[WHAT IS ASKED]
Exactly repeat the material, dropping every picture from the copy.
Start of RECORDED INFORMATION
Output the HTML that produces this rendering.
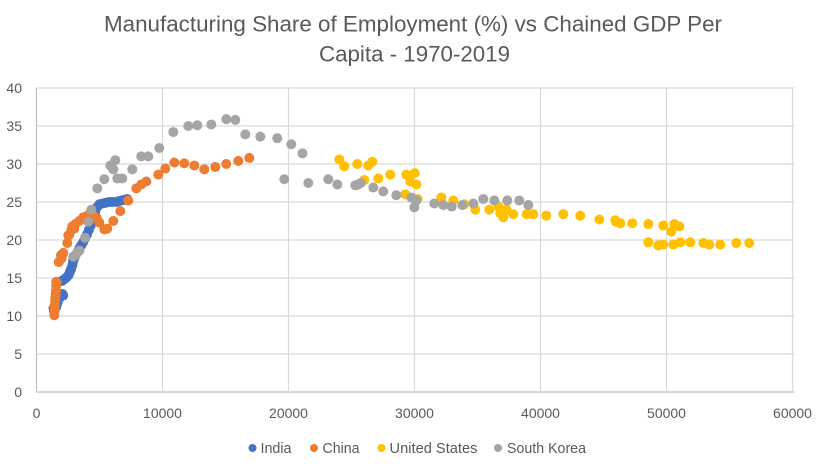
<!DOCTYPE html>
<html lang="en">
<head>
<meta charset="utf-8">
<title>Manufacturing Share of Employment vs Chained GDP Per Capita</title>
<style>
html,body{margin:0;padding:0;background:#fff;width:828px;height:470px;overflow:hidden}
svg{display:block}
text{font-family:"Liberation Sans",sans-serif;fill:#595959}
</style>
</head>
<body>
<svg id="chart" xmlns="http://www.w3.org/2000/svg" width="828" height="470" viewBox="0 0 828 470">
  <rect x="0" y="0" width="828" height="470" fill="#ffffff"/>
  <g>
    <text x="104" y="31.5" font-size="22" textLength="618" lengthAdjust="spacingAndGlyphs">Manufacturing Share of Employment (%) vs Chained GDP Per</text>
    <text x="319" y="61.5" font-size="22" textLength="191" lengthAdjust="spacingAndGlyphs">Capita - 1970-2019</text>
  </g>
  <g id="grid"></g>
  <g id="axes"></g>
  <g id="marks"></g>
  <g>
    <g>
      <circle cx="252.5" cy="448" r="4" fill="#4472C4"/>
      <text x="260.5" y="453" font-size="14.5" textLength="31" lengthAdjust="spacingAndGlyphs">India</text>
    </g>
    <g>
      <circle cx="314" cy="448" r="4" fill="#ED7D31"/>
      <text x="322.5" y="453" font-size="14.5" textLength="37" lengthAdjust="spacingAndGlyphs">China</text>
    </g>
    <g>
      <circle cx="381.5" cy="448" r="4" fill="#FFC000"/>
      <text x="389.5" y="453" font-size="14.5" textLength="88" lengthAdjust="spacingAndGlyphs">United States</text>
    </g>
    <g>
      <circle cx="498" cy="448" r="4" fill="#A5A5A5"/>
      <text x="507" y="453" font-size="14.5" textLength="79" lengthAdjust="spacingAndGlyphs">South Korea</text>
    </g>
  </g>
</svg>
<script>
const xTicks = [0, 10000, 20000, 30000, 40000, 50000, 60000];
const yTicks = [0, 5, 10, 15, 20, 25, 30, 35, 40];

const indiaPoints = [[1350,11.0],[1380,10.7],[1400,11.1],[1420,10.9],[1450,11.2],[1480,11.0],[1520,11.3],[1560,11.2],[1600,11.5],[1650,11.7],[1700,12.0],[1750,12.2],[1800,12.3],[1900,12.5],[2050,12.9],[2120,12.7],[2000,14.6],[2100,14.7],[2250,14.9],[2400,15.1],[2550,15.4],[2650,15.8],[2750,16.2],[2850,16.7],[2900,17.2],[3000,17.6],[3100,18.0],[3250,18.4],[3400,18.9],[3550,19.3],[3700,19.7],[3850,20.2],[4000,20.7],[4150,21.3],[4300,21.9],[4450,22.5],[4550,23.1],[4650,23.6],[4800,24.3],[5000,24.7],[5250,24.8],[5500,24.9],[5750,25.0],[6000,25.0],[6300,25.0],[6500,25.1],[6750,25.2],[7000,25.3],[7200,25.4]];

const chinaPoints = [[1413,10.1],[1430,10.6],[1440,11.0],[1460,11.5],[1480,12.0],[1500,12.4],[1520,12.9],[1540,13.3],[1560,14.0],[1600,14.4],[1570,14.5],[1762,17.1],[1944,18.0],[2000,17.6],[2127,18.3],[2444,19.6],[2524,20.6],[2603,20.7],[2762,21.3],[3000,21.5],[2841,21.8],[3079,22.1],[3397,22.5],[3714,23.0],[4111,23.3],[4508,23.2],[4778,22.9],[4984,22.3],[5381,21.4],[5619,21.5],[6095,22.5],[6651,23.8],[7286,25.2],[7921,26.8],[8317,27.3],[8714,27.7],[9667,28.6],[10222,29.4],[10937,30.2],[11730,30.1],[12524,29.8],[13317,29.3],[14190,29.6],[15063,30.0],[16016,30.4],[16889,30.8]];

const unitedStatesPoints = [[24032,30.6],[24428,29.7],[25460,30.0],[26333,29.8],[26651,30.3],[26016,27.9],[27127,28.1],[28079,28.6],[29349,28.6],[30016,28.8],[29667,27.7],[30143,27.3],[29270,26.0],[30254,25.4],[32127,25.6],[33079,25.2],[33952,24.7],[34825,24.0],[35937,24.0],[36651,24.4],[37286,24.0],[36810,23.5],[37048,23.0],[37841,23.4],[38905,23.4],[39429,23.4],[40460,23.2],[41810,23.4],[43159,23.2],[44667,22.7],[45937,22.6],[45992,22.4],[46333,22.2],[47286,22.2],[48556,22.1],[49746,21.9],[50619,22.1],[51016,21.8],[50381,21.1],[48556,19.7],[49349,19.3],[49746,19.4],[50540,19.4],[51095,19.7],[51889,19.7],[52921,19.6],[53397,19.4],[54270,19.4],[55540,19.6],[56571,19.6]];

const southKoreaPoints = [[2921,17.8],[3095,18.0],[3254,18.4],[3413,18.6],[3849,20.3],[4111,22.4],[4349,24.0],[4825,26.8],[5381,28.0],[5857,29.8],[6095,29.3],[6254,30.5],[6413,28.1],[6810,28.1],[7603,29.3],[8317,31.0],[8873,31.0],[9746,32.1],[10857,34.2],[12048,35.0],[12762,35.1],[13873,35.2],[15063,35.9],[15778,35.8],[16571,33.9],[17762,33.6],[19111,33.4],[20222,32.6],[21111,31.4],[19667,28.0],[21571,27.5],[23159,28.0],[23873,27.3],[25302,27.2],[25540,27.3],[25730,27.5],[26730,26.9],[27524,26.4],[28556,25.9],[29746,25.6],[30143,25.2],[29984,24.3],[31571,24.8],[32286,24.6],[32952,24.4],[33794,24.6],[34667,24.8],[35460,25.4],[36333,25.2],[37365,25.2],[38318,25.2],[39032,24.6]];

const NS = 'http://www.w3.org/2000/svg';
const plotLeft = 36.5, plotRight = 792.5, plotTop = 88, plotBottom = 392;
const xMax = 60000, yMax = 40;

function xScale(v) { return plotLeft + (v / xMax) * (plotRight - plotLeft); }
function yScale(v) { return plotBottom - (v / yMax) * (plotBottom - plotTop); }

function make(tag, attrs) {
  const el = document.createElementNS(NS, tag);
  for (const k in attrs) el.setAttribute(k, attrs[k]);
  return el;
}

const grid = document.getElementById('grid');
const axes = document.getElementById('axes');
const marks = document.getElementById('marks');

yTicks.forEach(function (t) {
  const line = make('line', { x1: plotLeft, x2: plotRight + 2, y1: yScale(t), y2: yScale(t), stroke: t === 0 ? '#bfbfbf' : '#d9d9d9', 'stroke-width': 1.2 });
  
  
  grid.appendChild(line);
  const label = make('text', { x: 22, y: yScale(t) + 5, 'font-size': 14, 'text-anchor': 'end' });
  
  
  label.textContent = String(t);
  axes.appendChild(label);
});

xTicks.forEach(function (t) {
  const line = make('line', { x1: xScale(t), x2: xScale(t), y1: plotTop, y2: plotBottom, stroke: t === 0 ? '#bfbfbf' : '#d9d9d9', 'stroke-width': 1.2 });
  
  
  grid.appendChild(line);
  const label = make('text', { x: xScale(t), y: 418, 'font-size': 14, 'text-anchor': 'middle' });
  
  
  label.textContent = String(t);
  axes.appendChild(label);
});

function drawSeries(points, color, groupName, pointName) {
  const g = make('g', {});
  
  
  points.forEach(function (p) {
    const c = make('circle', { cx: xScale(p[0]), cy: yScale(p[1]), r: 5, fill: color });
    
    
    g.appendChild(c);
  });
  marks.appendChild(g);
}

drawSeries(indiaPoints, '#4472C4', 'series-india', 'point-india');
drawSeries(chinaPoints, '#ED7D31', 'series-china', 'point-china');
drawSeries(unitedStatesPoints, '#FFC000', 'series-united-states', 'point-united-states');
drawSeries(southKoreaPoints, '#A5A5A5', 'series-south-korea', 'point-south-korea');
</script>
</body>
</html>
End of RECORDED INFORMATION
[SOLUTION]
Output the HTML that produces this rendering.
<!DOCTYPE html>
<html lang="en">
<head>
<meta charset="utf-8">
<title>Manufacturing Share of Employment vs Chained GDP Per Capita</title>
<style>
html,body{margin:0;padding:0;background:#fff;width:828px;height:470px;overflow:hidden}
svg{display:block}
text{font-family:"Liberation Sans",sans-serif;fill:#595959}
</style>
</head>
<body>
<svg id="chart" xmlns="http://www.w3.org/2000/svg" width="828" height="470" viewBox="0 0 828 470">
  <rect x="0" y="0" width="828" height="470" fill="#ffffff"/>
  <g>
    <text x="104" y="31.5" font-size="22" textLength="618" lengthAdjust="spacingAndGlyphs">Manufacturing Share of Employment (%) vs Chained GDP Per</text>
    <text x="319" y="61.5" font-size="22" textLength="191" lengthAdjust="spacingAndGlyphs">Capita - 1970-2019</text>
  </g>
  <g id="grid"></g>
  <g id="axes"></g>
  <g id="marks"></g>
  <g>
    <g>
      <circle cx="252.5" cy="448" r="4" fill="#4472C4"/>
      <text x="260.5" y="453" font-size="14.5" textLength="31" lengthAdjust="spacingAndGlyphs">India</text>
    </g>
    <g>
      <circle cx="314" cy="448" r="4" fill="#ED7D31"/>
      <text x="322.5" y="453" font-size="14.5" textLength="37" lengthAdjust="spacingAndGlyphs">China</text>
    </g>
    <g>
      <circle cx="381.5" cy="448" r="4" fill="#FFC000"/>
      <text x="389.5" y="453" font-size="14.5" textLength="88" lengthAdjust="spacingAndGlyphs">United States</text>
    </g>
    <g>
      <circle cx="498" cy="448" r="4" fill="#A5A5A5"/>
      <text x="507" y="453" font-size="14.5" textLength="79" lengthAdjust="spacingAndGlyphs">South Korea</text>
    </g>
  </g>
</svg>
<script>
const xTicks = [0, 10000, 20000, 30000, 40000, 50000, 60000];
const yTicks = [0, 5, 10, 15, 20, 25, 30, 35, 40];

const indiaPoints = [[1350,11.0],[1380,10.7],[1400,11.1],[1420,10.9],[1450,11.2],[1480,11.0],[1520,11.3],[1560,11.2],[1600,11.5],[1650,11.7],[1700,12.0],[1750,12.2],[1800,12.3],[1900,12.5],[2050,12.9],[2120,12.7],[2000,14.6],[2100,14.7],[2250,14.9],[2400,15.1],[2550,15.4],[2650,15.8],[2750,16.2],[2850,16.7],[2900,17.2],[3000,17.6],[3100,18.0],[3250,18.4],[3400,18.9],[3550,19.3],[3700,19.7],[3850,20.2],[4000,20.7],[4150,21.3],[4300,21.9],[4450,22.5],[4550,23.1],[4650,23.6],[4800,24.3],[5000,24.7],[5250,24.8],[5500,24.9],[5750,25.0],[6000,25.0],[6300,25.0],[6500,25.1],[6750,25.2],[7000,25.3],[7200,25.4]];

const chinaPoints = [[1413,10.1],[1430,10.6],[1440,11.0],[1460,11.5],[1480,12.0],[1500,12.4],[1520,12.9],[1540,13.3],[1560,14.0],[1600,14.4],[1570,14.5],[1762,17.1],[1944,18.0],[2000,17.6],[2127,18.3],[2444,19.6],[2524,20.6],[2603,20.7],[2762,21.3],[3000,21.5],[2841,21.8],[3079,22.1],[3397,22.5],[3714,23.0],[4111,23.3],[4508,23.2],[4778,22.9],[4984,22.3],[5381,21.4],[5619,21.5],[6095,22.5],[6651,23.8],[7286,25.2],[7921,26.8],[8317,27.3],[8714,27.7],[9667,28.6],[10222,29.4],[10937,30.2],[11730,30.1],[12524,29.8],[13317,29.3],[14190,29.6],[15063,30.0],[16016,30.4],[16889,30.8]];

const unitedStatesPoints = [[24032,30.6],[24428,29.7],[25460,30.0],[26333,29.8],[26651,30.3],[26016,27.9],[27127,28.1],[28079,28.6],[29349,28.6],[30016,28.8],[29667,27.7],[30143,27.3],[29270,26.0],[30254,25.4],[32127,25.6],[33079,25.2],[33952,24.7],[34825,24.0],[35937,24.0],[36651,24.4],[37286,24.0],[36810,23.5],[37048,23.0],[37841,23.4],[38905,23.4],[39429,23.4],[40460,23.2],[41810,23.4],[43159,23.2],[44667,22.7],[45937,22.6],[45992,22.4],[46333,22.2],[47286,22.2],[48556,22.1],[49746,21.9],[50619,22.1],[51016,21.8],[50381,21.1],[48556,19.7],[49349,19.3],[49746,19.4],[50540,19.4],[51095,19.7],[51889,19.7],[52921,19.6],[53397,19.4],[54270,19.4],[55540,19.6],[56571,19.6]];

const southKoreaPoints = [[2921,17.8],[3095,18.0],[3254,18.4],[3413,18.6],[3849,20.3],[4111,22.4],[4349,24.0],[4825,26.8],[5381,28.0],[5857,29.8],[6095,29.3],[6254,30.5],[6413,28.1],[6810,28.1],[7603,29.3],[8317,31.0],[8873,31.0],[9746,32.1],[10857,34.2],[12048,35.0],[12762,35.1],[13873,35.2],[15063,35.9],[15778,35.8],[16571,33.9],[17762,33.6],[19111,33.4],[20222,32.6],[21111,31.4],[19667,28.0],[21571,27.5],[23159,28.0],[23873,27.3],[25302,27.2],[25540,27.3],[25730,27.5],[26730,26.9],[27524,26.4],[28556,25.9],[29746,25.6],[30143,25.2],[29984,24.3],[31571,24.8],[32286,24.6],[32952,24.4],[33794,24.6],[34667,24.8],[35460,25.4],[36333,25.2],[37365,25.2],[38318,25.2],[39032,24.6]];

const NS = 'http://www.w3.org/2000/svg';
const plotLeft = 36.5, plotRight = 792.5, plotTop = 88, plotBottom = 392;
const xMax = 60000, yMax = 40;

function xScale(v) { return plotLeft + (v / xMax) * (plotRight - plotLeft); }
function yScale(v) { return plotBottom - (v / yMax) * (plotBottom - plotTop); }

function make(tag, attrs) {
  const el = document.createElementNS(NS, tag);
  for (const k in attrs) el.setAttribute(k, attrs[k]);
  return el;
}

const grid = document.getElementById('grid');
const axes = document.getElementById('axes');
const marks = document.getElementById('marks');

yTicks.forEach(function (t) {
  const line = make('line', { x1: plotLeft, x2: plotRight + 2, y1: yScale(t), y2: yScale(t), stroke: t === 0 ? '#bfbfbf' : '#d9d9d9', 'stroke-width': 1.2 });
  
  
  grid.appendChild(line);
  const label = make('text', { x: 22, y: yScale(t) + 5, 'font-size': 14, 'text-anchor': 'end' });
  
  
  label.textContent = String(t);
  axes.appendChild(label);
});

xTicks.forEach(function (t) {
  const line = make('line', { x1: xScale(t), x2: xScale(t), y1: plotTop, y2: plotBottom, stroke: t === 0 ? '#bfbfbf' : '#d9d9d9', 'stroke-width': 1.2 });
  
  
  grid.appendChild(line);
  const label = make('text', { x: xScale(t), y: 418, 'font-size': 14, 'text-anchor': 'middle' });
  
  
  label.textContent = String(t);
  axes.appendChild(label);
});

function drawSeries(points, color, groupName, pointName) {
  const g = make('g', {});
  
  
  points.forEach(function (p) {
    const c = make('circle', { cx: xScale(p[0]), cy: yScale(p[1]), r: 5, fill: color });
    
    
    g.appendChild(c);
  });
  marks.appendChild(g);
}

drawSeries(indiaPoints, '#4472C4', 'series-india', 'point-india');
drawSeries(chinaPoints, '#ED7D31', 'series-china', 'point-china');
drawSeries(unitedStatesPoints, '#FFC000', 'series-united-states', 'point-united-states');
drawSeries(southKoreaPoints, '#A5A5A5', 'series-south-korea', 'point-south-korea');
</script>
</body>
</html>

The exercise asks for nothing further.